Entries with chart source code:
━━━━━━━━━━━━━━━━━━━━━━━━━━━━━━
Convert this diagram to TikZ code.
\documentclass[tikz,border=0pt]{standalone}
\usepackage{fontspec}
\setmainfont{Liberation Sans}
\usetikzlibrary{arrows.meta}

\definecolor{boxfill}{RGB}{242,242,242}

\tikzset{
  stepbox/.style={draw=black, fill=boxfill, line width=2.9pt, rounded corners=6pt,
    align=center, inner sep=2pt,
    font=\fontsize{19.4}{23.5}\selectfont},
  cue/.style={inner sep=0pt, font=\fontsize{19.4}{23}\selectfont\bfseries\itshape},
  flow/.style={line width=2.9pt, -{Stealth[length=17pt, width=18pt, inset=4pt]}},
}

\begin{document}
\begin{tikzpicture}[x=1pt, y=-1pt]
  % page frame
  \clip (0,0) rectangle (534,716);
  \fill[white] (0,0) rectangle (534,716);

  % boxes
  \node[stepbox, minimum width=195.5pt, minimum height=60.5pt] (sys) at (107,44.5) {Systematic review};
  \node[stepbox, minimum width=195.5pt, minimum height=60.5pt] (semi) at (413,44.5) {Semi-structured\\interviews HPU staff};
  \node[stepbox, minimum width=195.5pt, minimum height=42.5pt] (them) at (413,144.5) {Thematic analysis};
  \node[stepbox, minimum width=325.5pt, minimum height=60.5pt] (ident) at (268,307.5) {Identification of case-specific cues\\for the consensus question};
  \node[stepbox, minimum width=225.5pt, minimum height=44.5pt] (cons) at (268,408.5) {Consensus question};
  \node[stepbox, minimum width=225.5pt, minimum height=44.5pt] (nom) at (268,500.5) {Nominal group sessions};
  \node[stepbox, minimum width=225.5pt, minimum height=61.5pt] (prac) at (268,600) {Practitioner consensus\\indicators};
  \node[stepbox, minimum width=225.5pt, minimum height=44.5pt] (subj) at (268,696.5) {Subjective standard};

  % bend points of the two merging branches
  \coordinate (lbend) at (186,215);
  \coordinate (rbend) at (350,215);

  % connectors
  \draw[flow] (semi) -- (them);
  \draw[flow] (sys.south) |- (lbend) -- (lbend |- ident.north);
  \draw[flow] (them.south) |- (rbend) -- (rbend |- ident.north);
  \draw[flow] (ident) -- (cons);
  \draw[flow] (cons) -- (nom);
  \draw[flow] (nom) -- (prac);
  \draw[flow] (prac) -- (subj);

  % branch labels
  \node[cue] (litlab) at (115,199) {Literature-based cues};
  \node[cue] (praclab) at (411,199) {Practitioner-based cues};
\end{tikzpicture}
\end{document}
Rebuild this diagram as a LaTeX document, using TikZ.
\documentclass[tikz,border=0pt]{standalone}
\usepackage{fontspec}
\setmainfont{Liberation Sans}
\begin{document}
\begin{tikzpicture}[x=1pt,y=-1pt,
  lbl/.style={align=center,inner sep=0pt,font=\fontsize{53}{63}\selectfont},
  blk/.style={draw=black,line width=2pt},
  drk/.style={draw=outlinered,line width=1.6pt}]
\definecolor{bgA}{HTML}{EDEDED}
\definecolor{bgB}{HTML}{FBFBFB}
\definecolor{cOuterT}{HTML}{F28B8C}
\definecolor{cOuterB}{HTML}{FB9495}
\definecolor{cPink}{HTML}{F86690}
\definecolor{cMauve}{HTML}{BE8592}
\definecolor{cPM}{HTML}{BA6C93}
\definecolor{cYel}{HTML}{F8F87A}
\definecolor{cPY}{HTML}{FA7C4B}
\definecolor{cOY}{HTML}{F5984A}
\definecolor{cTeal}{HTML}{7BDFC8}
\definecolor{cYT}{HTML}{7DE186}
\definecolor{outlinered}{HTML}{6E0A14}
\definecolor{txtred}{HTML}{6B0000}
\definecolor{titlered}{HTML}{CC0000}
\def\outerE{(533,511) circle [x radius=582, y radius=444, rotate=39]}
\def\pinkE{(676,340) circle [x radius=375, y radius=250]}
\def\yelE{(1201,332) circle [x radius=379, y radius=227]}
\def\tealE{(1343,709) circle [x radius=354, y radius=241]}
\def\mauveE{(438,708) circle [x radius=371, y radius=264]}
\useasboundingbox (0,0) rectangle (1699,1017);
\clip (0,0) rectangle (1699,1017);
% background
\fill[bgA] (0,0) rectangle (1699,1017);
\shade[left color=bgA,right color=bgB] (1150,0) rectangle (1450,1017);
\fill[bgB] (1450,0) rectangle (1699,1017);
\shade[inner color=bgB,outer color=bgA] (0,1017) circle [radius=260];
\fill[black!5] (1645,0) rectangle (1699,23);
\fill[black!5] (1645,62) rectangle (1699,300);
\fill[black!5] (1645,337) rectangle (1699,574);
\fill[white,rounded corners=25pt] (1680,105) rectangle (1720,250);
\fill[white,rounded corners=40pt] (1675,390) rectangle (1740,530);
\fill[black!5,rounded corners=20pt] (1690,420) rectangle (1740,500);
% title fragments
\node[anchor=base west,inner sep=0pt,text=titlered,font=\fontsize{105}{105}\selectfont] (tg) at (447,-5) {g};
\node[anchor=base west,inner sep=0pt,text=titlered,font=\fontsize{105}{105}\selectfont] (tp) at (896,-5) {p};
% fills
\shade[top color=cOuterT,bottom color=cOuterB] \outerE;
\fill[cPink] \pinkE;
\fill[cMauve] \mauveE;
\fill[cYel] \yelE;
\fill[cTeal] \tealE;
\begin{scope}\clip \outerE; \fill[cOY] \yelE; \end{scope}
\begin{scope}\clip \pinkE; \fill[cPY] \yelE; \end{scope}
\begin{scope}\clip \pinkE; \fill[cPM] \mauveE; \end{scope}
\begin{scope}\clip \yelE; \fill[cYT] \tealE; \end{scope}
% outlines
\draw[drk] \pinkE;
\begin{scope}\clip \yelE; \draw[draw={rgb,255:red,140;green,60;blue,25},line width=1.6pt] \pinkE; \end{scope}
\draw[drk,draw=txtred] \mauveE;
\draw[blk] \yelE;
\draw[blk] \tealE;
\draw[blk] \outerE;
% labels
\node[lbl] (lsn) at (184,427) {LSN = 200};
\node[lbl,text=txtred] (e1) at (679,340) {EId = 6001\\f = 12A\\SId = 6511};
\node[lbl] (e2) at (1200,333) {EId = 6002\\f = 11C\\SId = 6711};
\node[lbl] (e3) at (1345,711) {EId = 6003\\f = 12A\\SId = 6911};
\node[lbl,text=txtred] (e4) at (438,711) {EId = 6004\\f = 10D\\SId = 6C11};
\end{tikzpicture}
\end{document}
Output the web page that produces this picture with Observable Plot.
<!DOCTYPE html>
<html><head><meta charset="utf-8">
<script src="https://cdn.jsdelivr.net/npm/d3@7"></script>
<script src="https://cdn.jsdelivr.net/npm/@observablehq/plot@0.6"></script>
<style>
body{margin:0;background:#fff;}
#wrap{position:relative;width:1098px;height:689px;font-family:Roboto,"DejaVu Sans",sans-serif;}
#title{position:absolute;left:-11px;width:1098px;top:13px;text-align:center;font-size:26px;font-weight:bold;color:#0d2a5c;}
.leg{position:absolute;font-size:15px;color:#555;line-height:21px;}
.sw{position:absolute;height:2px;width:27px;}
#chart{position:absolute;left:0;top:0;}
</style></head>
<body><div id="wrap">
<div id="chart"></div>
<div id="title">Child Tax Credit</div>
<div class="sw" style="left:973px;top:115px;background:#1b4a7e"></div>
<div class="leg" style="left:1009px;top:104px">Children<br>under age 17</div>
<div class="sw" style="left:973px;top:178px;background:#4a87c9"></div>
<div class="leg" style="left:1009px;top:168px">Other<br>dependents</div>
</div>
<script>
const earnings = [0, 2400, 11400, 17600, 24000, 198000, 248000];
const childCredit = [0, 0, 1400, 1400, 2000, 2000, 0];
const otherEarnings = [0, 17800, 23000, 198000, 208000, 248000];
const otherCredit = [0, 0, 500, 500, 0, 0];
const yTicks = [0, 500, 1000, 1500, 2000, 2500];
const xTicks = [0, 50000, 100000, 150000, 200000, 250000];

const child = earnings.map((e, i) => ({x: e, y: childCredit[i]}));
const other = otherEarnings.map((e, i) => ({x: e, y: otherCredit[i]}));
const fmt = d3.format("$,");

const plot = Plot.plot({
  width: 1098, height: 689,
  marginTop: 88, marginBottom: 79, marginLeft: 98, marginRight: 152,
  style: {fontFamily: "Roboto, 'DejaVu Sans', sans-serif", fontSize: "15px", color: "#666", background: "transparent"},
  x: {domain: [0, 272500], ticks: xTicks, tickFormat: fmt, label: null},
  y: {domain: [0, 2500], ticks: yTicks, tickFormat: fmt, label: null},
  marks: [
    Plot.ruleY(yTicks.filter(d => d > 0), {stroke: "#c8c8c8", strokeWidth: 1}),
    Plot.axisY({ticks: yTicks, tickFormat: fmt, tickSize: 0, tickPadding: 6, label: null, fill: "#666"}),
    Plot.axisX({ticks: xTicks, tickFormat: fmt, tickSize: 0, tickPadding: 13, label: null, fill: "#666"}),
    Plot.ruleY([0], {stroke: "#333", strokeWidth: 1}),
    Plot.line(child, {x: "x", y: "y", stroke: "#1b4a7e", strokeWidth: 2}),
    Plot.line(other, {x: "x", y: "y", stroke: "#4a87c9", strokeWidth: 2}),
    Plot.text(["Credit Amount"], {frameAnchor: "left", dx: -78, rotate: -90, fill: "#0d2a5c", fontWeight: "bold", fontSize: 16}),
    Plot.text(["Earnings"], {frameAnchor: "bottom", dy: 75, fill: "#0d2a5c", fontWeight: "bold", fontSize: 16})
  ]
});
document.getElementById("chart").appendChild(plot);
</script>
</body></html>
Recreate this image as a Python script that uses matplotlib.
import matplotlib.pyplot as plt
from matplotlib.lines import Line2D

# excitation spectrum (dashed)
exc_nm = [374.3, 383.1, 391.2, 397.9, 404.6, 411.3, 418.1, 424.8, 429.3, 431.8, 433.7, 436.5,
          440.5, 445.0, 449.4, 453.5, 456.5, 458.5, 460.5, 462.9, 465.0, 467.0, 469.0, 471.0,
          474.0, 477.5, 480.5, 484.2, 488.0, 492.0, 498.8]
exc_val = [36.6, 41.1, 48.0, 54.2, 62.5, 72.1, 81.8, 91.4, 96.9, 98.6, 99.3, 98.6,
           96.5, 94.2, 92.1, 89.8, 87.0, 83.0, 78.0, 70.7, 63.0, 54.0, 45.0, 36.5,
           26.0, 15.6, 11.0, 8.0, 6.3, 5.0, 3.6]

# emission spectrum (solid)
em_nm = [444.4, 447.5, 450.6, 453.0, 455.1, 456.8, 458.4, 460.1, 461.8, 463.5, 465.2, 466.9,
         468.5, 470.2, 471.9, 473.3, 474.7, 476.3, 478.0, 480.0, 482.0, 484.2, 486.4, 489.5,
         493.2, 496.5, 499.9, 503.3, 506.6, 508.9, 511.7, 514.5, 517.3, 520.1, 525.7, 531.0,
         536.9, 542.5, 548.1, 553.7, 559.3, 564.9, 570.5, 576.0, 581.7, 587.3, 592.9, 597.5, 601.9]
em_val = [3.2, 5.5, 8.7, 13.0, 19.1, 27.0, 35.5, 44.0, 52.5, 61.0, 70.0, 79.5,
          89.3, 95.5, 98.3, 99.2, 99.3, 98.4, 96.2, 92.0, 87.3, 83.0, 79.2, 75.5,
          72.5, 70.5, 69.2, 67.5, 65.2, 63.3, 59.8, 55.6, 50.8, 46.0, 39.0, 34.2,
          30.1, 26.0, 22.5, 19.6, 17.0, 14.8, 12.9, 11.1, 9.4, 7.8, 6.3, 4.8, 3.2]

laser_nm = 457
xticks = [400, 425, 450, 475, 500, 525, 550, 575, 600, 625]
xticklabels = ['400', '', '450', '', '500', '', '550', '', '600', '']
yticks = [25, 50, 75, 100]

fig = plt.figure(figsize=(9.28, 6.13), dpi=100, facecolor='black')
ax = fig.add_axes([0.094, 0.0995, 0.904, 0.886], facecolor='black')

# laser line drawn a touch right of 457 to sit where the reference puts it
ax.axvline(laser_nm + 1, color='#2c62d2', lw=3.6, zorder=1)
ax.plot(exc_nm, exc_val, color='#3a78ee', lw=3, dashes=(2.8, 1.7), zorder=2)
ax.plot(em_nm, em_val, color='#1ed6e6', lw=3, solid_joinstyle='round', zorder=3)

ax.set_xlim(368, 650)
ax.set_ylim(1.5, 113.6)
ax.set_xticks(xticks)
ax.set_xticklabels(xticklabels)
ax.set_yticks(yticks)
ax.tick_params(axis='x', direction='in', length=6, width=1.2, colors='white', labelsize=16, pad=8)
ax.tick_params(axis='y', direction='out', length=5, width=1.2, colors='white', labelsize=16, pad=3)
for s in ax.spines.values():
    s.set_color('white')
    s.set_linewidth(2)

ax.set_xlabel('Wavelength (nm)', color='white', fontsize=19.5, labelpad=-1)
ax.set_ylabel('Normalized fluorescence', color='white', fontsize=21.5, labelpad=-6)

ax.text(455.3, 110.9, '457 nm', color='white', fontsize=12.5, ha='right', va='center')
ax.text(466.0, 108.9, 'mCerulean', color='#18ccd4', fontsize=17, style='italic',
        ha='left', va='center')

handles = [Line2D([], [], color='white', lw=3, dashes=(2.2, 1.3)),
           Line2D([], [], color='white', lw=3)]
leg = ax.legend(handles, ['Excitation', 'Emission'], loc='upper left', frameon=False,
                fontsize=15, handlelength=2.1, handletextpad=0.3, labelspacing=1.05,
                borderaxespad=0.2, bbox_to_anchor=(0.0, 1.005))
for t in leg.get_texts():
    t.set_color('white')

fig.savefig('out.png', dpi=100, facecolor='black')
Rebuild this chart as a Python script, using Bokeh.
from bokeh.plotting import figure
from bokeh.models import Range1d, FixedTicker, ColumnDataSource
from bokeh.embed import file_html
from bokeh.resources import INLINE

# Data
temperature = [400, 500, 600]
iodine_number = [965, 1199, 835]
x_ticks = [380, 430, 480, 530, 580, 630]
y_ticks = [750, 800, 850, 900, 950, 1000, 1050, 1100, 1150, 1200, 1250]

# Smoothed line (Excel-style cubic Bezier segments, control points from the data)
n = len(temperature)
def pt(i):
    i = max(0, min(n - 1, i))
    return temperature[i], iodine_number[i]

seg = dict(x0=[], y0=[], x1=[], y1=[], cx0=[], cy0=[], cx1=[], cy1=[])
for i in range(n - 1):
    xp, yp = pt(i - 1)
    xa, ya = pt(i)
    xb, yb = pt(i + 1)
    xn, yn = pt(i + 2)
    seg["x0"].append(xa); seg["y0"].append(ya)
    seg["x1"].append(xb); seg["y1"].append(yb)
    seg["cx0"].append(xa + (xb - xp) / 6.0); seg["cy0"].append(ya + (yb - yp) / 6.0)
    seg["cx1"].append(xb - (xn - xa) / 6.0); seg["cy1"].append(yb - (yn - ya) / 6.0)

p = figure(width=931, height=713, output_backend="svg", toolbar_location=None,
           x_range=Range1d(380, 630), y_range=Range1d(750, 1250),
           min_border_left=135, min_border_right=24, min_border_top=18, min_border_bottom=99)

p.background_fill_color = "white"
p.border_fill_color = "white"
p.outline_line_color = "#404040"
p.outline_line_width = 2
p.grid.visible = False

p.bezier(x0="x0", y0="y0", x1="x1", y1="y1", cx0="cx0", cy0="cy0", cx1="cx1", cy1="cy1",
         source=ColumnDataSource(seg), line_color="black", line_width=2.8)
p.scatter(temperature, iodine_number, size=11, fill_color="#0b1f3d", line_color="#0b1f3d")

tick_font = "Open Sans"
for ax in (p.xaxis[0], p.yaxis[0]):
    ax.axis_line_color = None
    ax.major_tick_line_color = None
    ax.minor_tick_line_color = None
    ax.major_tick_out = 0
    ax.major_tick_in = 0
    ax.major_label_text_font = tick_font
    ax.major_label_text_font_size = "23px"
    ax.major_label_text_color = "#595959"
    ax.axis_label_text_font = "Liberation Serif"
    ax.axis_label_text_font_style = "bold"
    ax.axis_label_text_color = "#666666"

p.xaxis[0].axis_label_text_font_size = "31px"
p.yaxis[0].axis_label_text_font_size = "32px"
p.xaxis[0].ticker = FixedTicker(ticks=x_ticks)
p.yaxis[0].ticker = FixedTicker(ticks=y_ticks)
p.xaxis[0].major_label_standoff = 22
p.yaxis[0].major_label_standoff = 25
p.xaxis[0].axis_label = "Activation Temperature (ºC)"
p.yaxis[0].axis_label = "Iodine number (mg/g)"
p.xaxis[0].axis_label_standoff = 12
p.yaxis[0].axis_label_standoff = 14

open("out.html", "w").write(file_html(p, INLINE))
━━━━━━━━━━━━━━━━━━━━━━━━━━━━━━
**Aim**
From the entries above, copy every line where the word "diagram" shows up.

**The reply**
Convert this diagram to TikZ code.
Rebuild this diagram as a LaTeX document, using TikZ.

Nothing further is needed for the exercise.